My identity as a photographer comes from the need to find a language that bridges very different life experiences. Since arriving from Poland in 1981, the camera became a bridge for overcoming language barriers and for creating an understanding of the differences and similarities between cultures and people within my new home.
Driven by choices, and influenced by my personal and collective histories, I created a new reality woven together by cultural similarities and differences. It is through time and experience of living with cultural diversity that made it possible for me to stretch my emotional, intellectual and artistic borders.
During the past twenty years I have worked as a photographer professionally in documentary, journalism, portraiture, and artistic arenas. I have had more then a 20-year commitment to documenting diverse communities in Chicago.
In the course of my own assimilation, I have been acutely aware of change and the good side of nostalgia in preserving fragments of the past and rituals—those fleeting moments that opened my awareness of the present moment, from which the future is born and the past celebrated.
Photography is not just about remembering but about finding meaning in common human experience. Sometimes a photograph helps to bring out hidden truths in the everyday world by pointing to detail and asking the viewer to extrapolate the mystery or simply to find what is human in all of us no matter our skin color, language or the habit we wear.

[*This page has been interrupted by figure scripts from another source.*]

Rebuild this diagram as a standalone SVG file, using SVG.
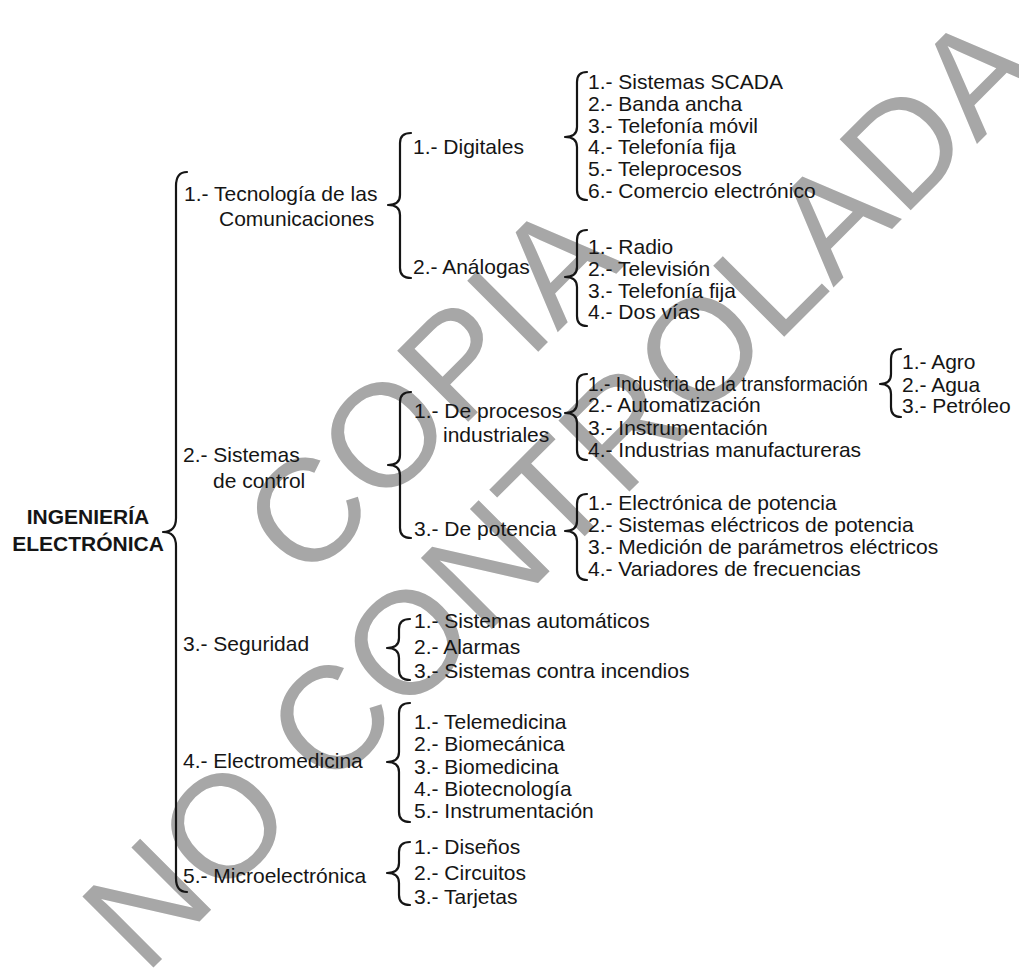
<svg xmlns="http://www.w3.org/2000/svg" width="1019" height="974" viewBox="0 0 1019 974">
<style>
.t{font-family:"Liberation Sans",Arial,Helvetica,sans-serif;font-size:21px;fill:#151515}
.b{font-weight:bold}
.c{font-size:20px}
.br{fill:none;stroke:#151515;stroke-width:2.2;stroke-linecap:round;stroke-linejoin:round}
.wm{font-family:"Liberation Sans",Arial,Helvetica,sans-serif;font-size:146px;fill:#a7a7a7}
</style>
<rect width="1019" height="974" fill="#ffffff"/>
<g id="watermark">
<text class="wm" transform="translate(305,585) rotate(-45)">COPIA</text>
<text class="wm" transform="translate(145,976) rotate(-45)">NO CONTROLADA</text>
</g>
<g id="connectors">
<path class="br" d="M187,172 Q176,172 176,186 L176,518 Q176,532 163,532 Q176,532 176,546 L176,878 Q176,892 187,892"/>
<path class="br" d="M411,133 Q400,133 400,143 L400,195 Q400,205 388,205 Q400,205 400,215 L400,268 Q400,278 411,278"/>
<path class="br" d="M587,72 Q577,72 577,82 L577,127 Q577,137 565,137 Q577,137 577,147 L577,190 Q577,200 587,200"/>
<path class="br" d="M587,230 Q577,230 577,240 L577,267 Q577,277 565,277 Q577,277 577,287 L577,316 Q577,326 587,326"/>
<path class="br" d="M411,392 Q400,392 400,402 L400,455 Q400,465 388,465 Q400,465 400,475 L400,528 Q400,538 411,538"/>
<path class="br" d="M587,374 Q577,374 577,384 L577,403 Q577,413 565,413 Q577,413 577,423 L577,450 Q577,460 587,460"/>
<path class="br" d="M901,349 Q891,349 891,359 L891,374 Q891,384 880,384 Q891,384 891,394 L891,407 Q891,417 901,417"/>
<path class="br" d="M587,494 Q577,494 577,504 L577,521 Q577,531 565,531 Q577,531 577,541 L577,570 Q577,580 587,580"/>
<path class="br" d="M410,619 Q399,619 399,629 L399,638 Q399,648 387,648 Q399,648 399,658 L399,670 Q399,680 410,680"/>
<path class="br" d="M410,703 Q399,703 399,713 L399,752 Q399,762 387,762 Q399,762 399,772 L399,812 Q399,822 410,822"/>
<path class="br" d="M410,842 Q399,842 399,852 L399,863 Q399,873 387,873 Q399,873 399,883 L399,895 Q399,905 410,905"/>
</g>
<g id="root">
<text class="t b" x="88" y="524" text-anchor="middle">INGENIERÍA</text>
<text class="t b" x="88" y="551" text-anchor="middle">ELECTRÓNICA</text>
</g>
<g id="n1">
<text class="t" x="184" y="201">1.- Tecnología de las</text>
<text class="t" x="219" y="226">Comunicaciones</text>
</g>
<g id="n1-1"><text class="t" x="413" y="153.5">1.- Digitales</text></g>
<g id="n1-1-children">
<text class="t" x="588" y="89">1.- Sistemas SCADA</text>
<text class="t" x="588" y="111">2.- Banda ancha</text>
<text class="t" x="588" y="132.5">3.- Telefonía móvil</text>
<text class="t" x="588" y="154">4.- Telefonía fija</text>
<text class="t" x="588" y="175.5">5.- Teleprocesos</text>
<text class="t" x="588" y="197.5">6.- Comercio electrónico</text>
</g>
<g id="n1-2"><text class="t" x="413" y="274">2.- Análogas</text></g>
<g id="n1-2-children">
<text class="t" x="588" y="254">1.- Radio</text>
<text class="t" x="588" y="276">2.- Televisión</text>
<text class="t" x="588" y="297.5">3.- Telefonía fija</text>
<text class="t" x="588" y="319">4.- Dos vías</text>
</g>
<g id="n2">
<text class="t" x="183" y="462">2.- Sistemas</text>
<text class="t" x="213" y="487.5">de control</text>
</g>
<g id="n2-1">
<text class="t" x="414" y="417.5">1.- De procesos</text>
<text class="t" x="443" y="442">industriales</text>
</g>
<g id="n2-1-children">
<text class="t c" x="588" y="390.5" textLength="280" lengthAdjust="spacingAndGlyphs">1.- Industria de la transformación</text>
<text class="t" x="588" y="411.5">2.- Automatización</text>
<text class="t" x="588" y="434.5">3.- Instrumentación</text>
<text class="t" x="588" y="456.5">4.- Industrias manufactureras</text>
</g>
<g id="n2-1-1-children">
<text class="t" x="902" y="369">1.- Agro</text>
<text class="t" x="902" y="392">2.- Agua</text>
<text class="t" x="902" y="413">3.- Petróleo</text>
</g>
<g id="n2-3"><text class="t" x="414" y="535.5">3.- De potencia</text></g>
<g id="n2-3-children">
<text class="t" x="588" y="510">1.- Electrónica de potencia</text>
<text class="t" x="588" y="532">2.- Sistemas eléctricos de potencia</text>
<text class="t" x="588" y="553.5">3.- Medición de parámetros eléctricos</text>
<text class="t" x="588" y="575.5">4.- Variadores de frecuencias</text>
</g>
<g id="n3"><text class="t" x="183" y="651">3.- Seguridad</text></g>
<g id="n3-children">
<text class="t" x="414" y="628">1.- Sistemas automáticos</text>
<text class="t" x="414" y="654">2.- Alarmas</text>
<text class="t" x="414" y="678">3.- Sistemas contra incendios</text>
</g>
<g id="n4"><text class="t" x="183" y="767.5">4.- Electromedicina</text></g>
<g id="n4-children">
<text class="t" x="414" y="729">1.- Telemedicina</text>
<text class="t" x="414" y="751">2.- Biomecánica</text>
<text class="t" x="414" y="773.5">3.- Biomedicina</text>
<text class="t" x="414" y="796">4.- Biotecnología</text>
<text class="t" x="414" y="818">5.- Instrumentación</text>
</g>
<g id="n5"><text class="t" x="183" y="882.5">5.- Microelectrónica</text></g>
<g id="n5-children">
<text class="t" x="414" y="854">1.- Diseños</text>
<text class="t" x="414" y="880">2.- Circuitos</text>
<text class="t" x="414" y="904">3.- Tarjetas</text>
</g>
</svg>
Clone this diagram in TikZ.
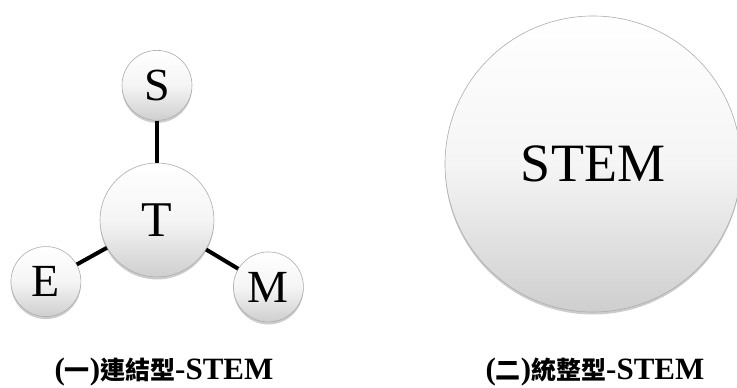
\documentclass[tikz,border=0pt]{standalone}
\usepackage{fontspec}
\setmainfont{Liberation Serif}
\newfontfamily\cjkfont{Noto Sans CJK TC}
\newcommand{\zh}[1]{{\cjkfont\fontsize{25}{30}\selectfont #1}}
\usetikzlibrary{positioning, calc, shadows}

\begin{document}
\begin{tikzpicture}[
    x=1pt, y=1pt,
    ball/.style={
        circle,
        draw=gray!65,
        line width=0.6pt,
        top color=white,
        bottom color=gray!38,
        middle color=gray!8,
        drop shadow={opacity=0.4, shadow xshift=0pt, shadow yshift=-2.5pt},
        inner sep=0pt,
        align=center
    },
    small/.style={
        ball,
        minimum size=70pt,
        font=\fontsize{46}{50}\selectfont
    },
    link/.style={
        line width=4pt,
        black
    },
    caption/.style={
        font=\fontsize{31}{34}\selectfont\bfseries
    }
]
\useasboundingbox (0,0) rectangle (737,388);

% Balls
\node[ball, minimum size=114pt, font=\fontsize{50}{54}\selectfont] (T) at (157,168) {T};
\node[small, above=42pt of T] (S) {S};
\node[small] (E) at ($(T)+(209:127pt)$) {E};
\node[small] (M) at ($(T)+(-31:130pt)$) {M};

% Links
\draw[link] (S) -- (T);
\draw[link] (E) -- (T);
\draw[link] (M) -- (T);

% Whole
\node[ball, minimum size=296pt, font=\fontsize{54}{58}\selectfont] (stem) at (593,224) {STEM};

% Captions
\node[caption] (cap1) at (164,16) {(\zh{一})\zh{連結型}-STEM};
\node[caption] (cap2) at (595,16) {(\zh{二})\zh{統整型}-STEM};

\end{tikzpicture}
\end{document}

Naturally, I aspire as a photographer to be a visual poet in concentrating the split moment into depth and substance, but I am also humble enough to recognize my value in simply serving well the people and communities I photograph by enhancing their own collective memories.
In my recent work I returned to simple forms of line, light and color. I’m interested in a process of observation and interpretation. The essence of my approach to photography is in being present, open and ready to recognize.